2004’s “Concealed” and this year’s “Fragmentary Evidence” hit more musical destinations than most any other death-metal albums you could name. Augury portends Arabic-flamenco soul (“Alien Shores”), Exorcist-Bach choral scare (“Beatus”), Renaissance lilt (“Jupiter To Ignite”), ale-swilling Celtic dance (“Skyless”), silvery Cynic-style guitar tones and epic scope (“Oversee the Rebirth”), touches of John McLaughlin fusion shred and Henry Threadgill avant counterpoint -- all crunched, of course, under an avalance of modern double-kick and interspersed with satanic growl/shriek.

One significant omission: “I don’t have the blues,” Loisel sobs by phone on tour in rainy Portland. He just has no interest in the form -- “Too much repetition, and I have a short attention span.”

Loisel’s energetic yet casual way of speaking probably makes him a good teacher in Montreal; he also possesses a veteran’s discipline, a virtue he tries to pass on to his science students, some of whom he describes as “like animals.”

How does he enforce his law? “By scaring them -- I use my death-metal voice to tell them to shut up!”

When it came to music, regardless of Loisel’s profession, he and guitarist Mathieu Marcotte mostly preferred to teach themselves; Augury’s most formally trained member is bassist Dominic (Forest) Lapointe, a Jaco Pastorius admirer whose popping technique and clean, ultrafast runs you can hear on the new album’s opener, “Aetheral.” Anyway, the band’s brain-twisting meters, multipart structures and lurching rhythms aren’t the kinds of things you usually learn in school. With overtaxed drummer Antoine Baril having recently left the band, the batterie responsibilité now devolves upon Robin “Frog” Stone of Australian tourmates the Amenta. No problem, though; Loisel says Stone learned a complex set’s worth of material in jig time.

Though Loisel’s lyrics lean toward apocalypse and space hijinks, he doesn’t consider himself a sci-fi fan, and hasn’t even seen “2012” yet -- as a scientist, he figures we’ve got enough surreal doom going on in the real world to render fantasy unnecessary.

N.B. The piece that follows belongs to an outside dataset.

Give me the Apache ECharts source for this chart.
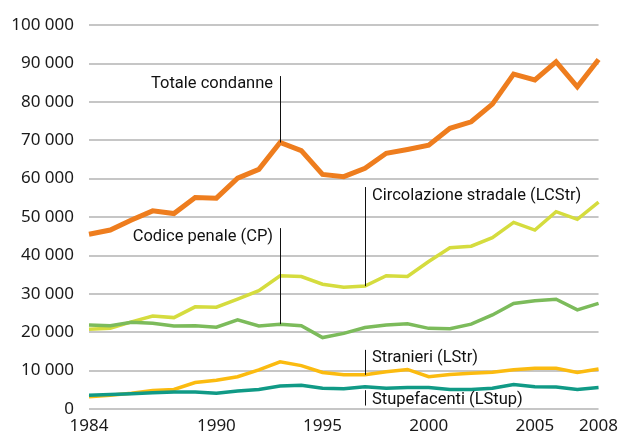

“Every year you have people telling us we’re at the end of the world. But the whole thing resets to zero every 12,000 or 13,000 years. Next time, I don’t think everyone will die, but evidence of our knowledge will be lost. When future civilizations dig us up, all our computers and memory systems will have been destroyed, and they’ll think all we did was build things with big cement blocks. And they’ll think we were stupid, because we couldn’t write.”

Loisel also believes that giant ancient aliens from submerged pyramids off the Japanese island of Yonaguni gave Roman gladiators the secret of UFO-style flight, but it was stolen by the Nazis and then suppressed by corporate-controlled world governments, which are also encouraging overpopulation to prevent revolution. At least I think that’s what he said, but our phone connection lacked something of that pin-drop quality.

Whatever he says: As long as Loisel and Augury maintain this level of music, I agree 100 percent.


Augury open a five-band bill headlined by the world-class Polish melodic death metal of Vader at the Key Club on Sunday, November 29.